A fifth of public relations practitioners are over 50, according to the CIPR’s PR Population Report. That’s a striking underrepresentation, especially when compared to sectors like manufacturing or law, where seniority often correlates with status and pay.

And yet, older workers make organisations stronger. According to the OECD, companies with a ten per cent higher share of workers aged 50+ are 1.1% more productive. Intergenerational teams are more resilient, more diverse in thought, and better prepared for complex challenges.

Youth culture comes at a cost

Through 44 in-depth interviews, Manchester uncovers the cultural and structural bias that’s driving people out of the industry and keeping many from re-entering.

Agency culture doesn’t just prize youth, it fetishises trendiness and wrongly assumes only digital natives “get” modern platforms.

Older practitioners are often branded as “safe pairs of hands”: dependable, but rarely seen as the bold or creative hire.

There’s also a glaring gender divide. While older men are often celebrated for their authority, women tend to quietly disappear - echoing the findings of the Missing Women report published by Socially Mobile earlier this year.

Most troubling is the industry’s silence. Leaders are not asking hard questions about why mid-career talent is walking away or why senior women are leaving.

Recruitment is where exclusion begins

Bias starts long before someone sets foot in an interview room. The report highlights a clear pattern of age bias baked into recruitment practices:

  • Job ads using terms like “rockstars” and “digital natives” signal youth preference loud and clear.
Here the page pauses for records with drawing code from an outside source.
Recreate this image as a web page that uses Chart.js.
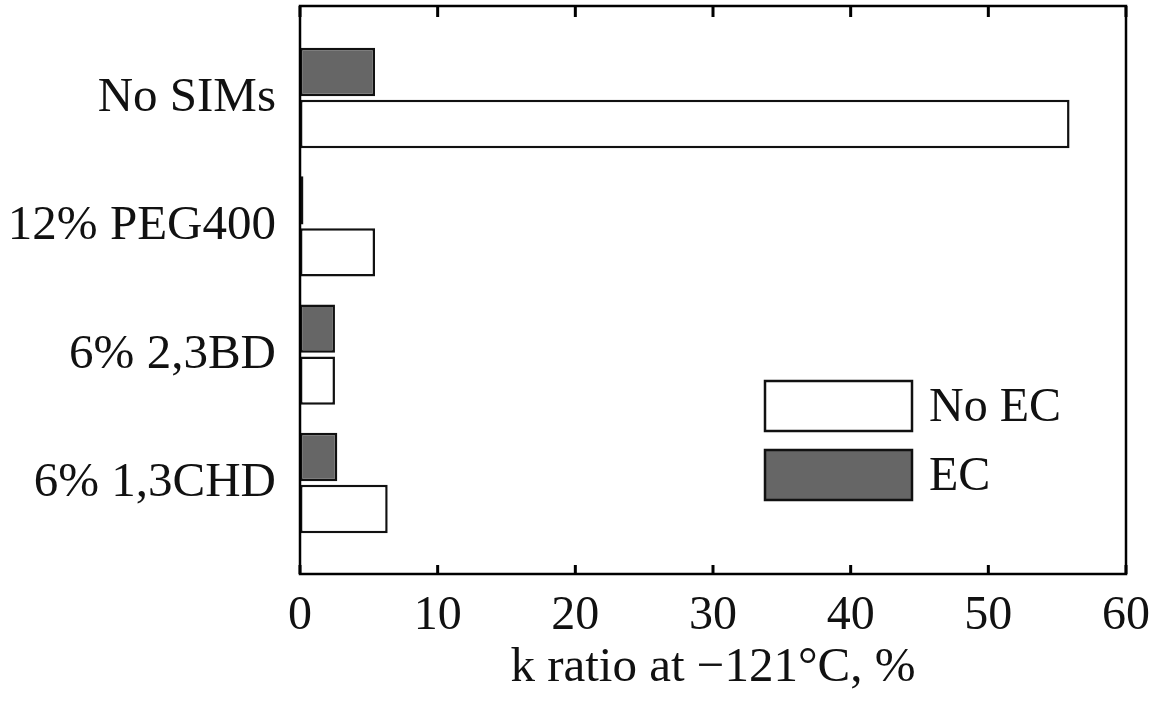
<!DOCTYPE html>
<html>
<head>
<meta charset="utf-8">
<script src="https://cdn.jsdelivr.net/npm/chart.js@4/dist/chart.umd.min.js"></script>
<style>
  html, body { margin: 0; padding: 0; background: #fff; }
  #wrap { width: 1160px; height: 702px; }
</style>
</head>
<body>
<div id="wrap"><canvas id="c" width="1160" height="702"></canvas></div>
<script>
// categories, top to bottom
const categories = ['No SIMs', '12% PEG400', '6% 2,3BD', '6% 1,3CHD'];
// k ratio values, %
const ecValues = [5.45, 0.25, 2.54, 2.71];
const noEcValues = [55.9, 5.45, 2.54, 6.37];
const xTicks = [0, 10, 20, 30, 40, 50, 60];

const FONT = '"Liberation Serif", "DejaVu Serif", serif';

const toPoints = vals => vals.map((v, i) => ({ x: v, y: i }));

// frame around plot area + inward tick marks on top and bottom
const framePlugin = {
    id: 'frame',
    afterDraw(chart) {
        const { ctx, chartArea: a } = chart;
        const xs = chart.scales.x;
        ctx.save();
        ctx.strokeStyle = '#000';
        ctx.lineWidth = 2.5;
        ctx.strokeRect(a.left, a.top, a.right - a.left, a.bottom - a.top);
        ctx.lineWidth = 3;
        xTicks.forEach(t => {
            const px = xs.getPixelForValue(t);
            ctx.beginPath();
            ctx.moveTo(px, a.bottom);
            ctx.lineTo(px, a.bottom - 9);
            ctx.moveTo(px, a.top);
            ctx.lineTo(px, a.top + 11);
            ctx.stroke();
        });
        ctx.restore();
    }
};

// legend drawn inside the plot, No EC above EC
const legendPlugin = {
    id: 'innerLegend',
    afterDraw(chart) {
        const { ctx } = chart;
        const items = [chart.data.datasets[1], chart.data.datasets[0]];
        ctx.save();
        ctx.font = '48px ' + FONT;
        ctx.textBaseline = 'middle';
        items.forEach((ds, i) => {
            const x = 765, y = 381 + i * 69, w = 147, h = 50;
            ctx.fillStyle = ds.backgroundColor;
            ctx.fillRect(x, y, w, h);
            ctx.lineWidth = 2.5;
            ctx.strokeStyle = '#111';
            ctx.strokeRect(x, y, w, h);
            ctx.fillStyle = '#111';
            ctx.fillText(ds.label, 929, y + h / 2 + 2);
        });
        ctx.restore();
    }
};

new Chart(document.getElementById('c'), {
    type: 'bar',
    data: {
        datasets: [
            {
                label: 'EC',
                data: toPoints(ecValues),
                backgroundColor: '#666666',
                borderColor: '#111',
                borderWidth: 2.5,
                borderSkipped: false
            },
            {
                label: 'No EC',
                data: toPoints(noEcValues),
                backgroundColor: '#ffffff',
                borderColor: '#111',
                borderWidth: 2.5,
                borderSkipped: false
            }
        ]
    },
    options: {
        indexAxis: 'y',
        responsive: false,
        animation: false,
        categoryPercentage: 0.81,
        barPercentage: 0.93,
        layout: { padding: { top: 6, right: 34, left: 0, bottom: 0 } },
        plugins: {
            legend: { display: false },
            tooltip: { enabled: false }
        },
        scales: {
            x: {
                type: 'linear',
                min: 0,
                max: 60,
                afterBuildTicks(scale) { scale.ticks = xTicks.map(v => ({ value: v })); },
                afterFit(scale) {
                    scale.height = 128;
                    scale.paddingLeft = 0;
                    scale.paddingRight = 0;
                },
                grid: { display: false, drawTicks: false },
                border: { display: false },
                ticks: {
                    color: '#111',
                    font: { family: FONT, size: 48 },
                    padding: 14,
                    maxRotation: 0
                },
                title: {
                    display: true,
                    text: 'k ratio at \u2212121\u00b0C, %',
                    color: '#111',
                    font: { family: FONT, size: 49 },
                    padding: { top: 0, bottom: 4 }
                }
            },
            y: {
                type: 'linear',
                reverse: true,
                offset: false,
                min: -0.717,
                max: 3.709,
                afterBuildTicks(scale) { scale.ticks = categories.map((_, i) => ({ value: i })); },
                afterFit(scale) {
                    scale.width = 300;
                    scale.paddingTop = 0;
                    scale.paddingBottom = 0;
                },
                grid: { display: false, drawTicks: false },
                border: { display: false },
                ticks: {
                    color: '#111',
                    font: { family: FONT, size: 49 },
                    padding: 24,
                    callback: v => categories[v]
                }
            }
        }
    },
    plugins: [framePlugin, legendPlugin]
});
</script>
</body>
</html>
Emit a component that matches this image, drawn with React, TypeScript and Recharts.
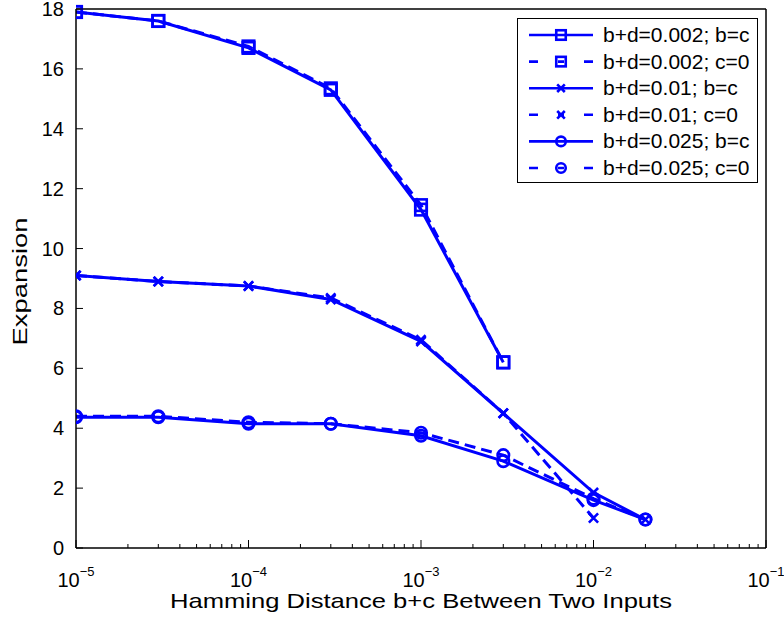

  • Candidates over 45 are told to “condense” their CVs, or worse, they’re ghosted altogether.

  • Flexible working is still framed as a favour, reserved mainly for parents, rather than a right for anyone managing complex life stages.

Internalised ageism is real and corrosive

Many practitioners described feeling “managed out” of roles, sidelined in meetings or gradually made to feel irrelevant.

One woman summed it up with a brutal avocado metaphor: too green, then ripe for a moment, then brown and binned.”

It resonates with other comments. The subtle social and cultural signals - the jokes, the social exclusions, the missed opportunities - add up. And because ageism is rarely named aloud, it often goes unchallenged.

Manchester argues that this silence is what makes ageism so dangerous. It’s invisible until someone’s gone.

What needs to change

Manchester’s report ends with a clear plan of action.

  1. Celebrate experience, not just youth: Balance “30 Under 30” with “40 Over 40” and “50 Over 50” to recognise seasoned talent.

  2. Recruit without bias: Remove coded language from job ads and assess people on skills, not stereotypes.

  3. Make flexibility for everyone: Let older practitioners ask for flexible work without judgment or penalty.

  4. Mentor in both directions: Combine reverse mentoring with proper investment in senior development.

  5. Demand leadership on age inclusion: Embed age into every DEI strategy as a core characteristic, not a bolt-on.

Reference

Manchester, J. (2025). An Age-Old Problem: What Can We Do to Tackle Ageism in PR? Chartered Institute of Public Relations.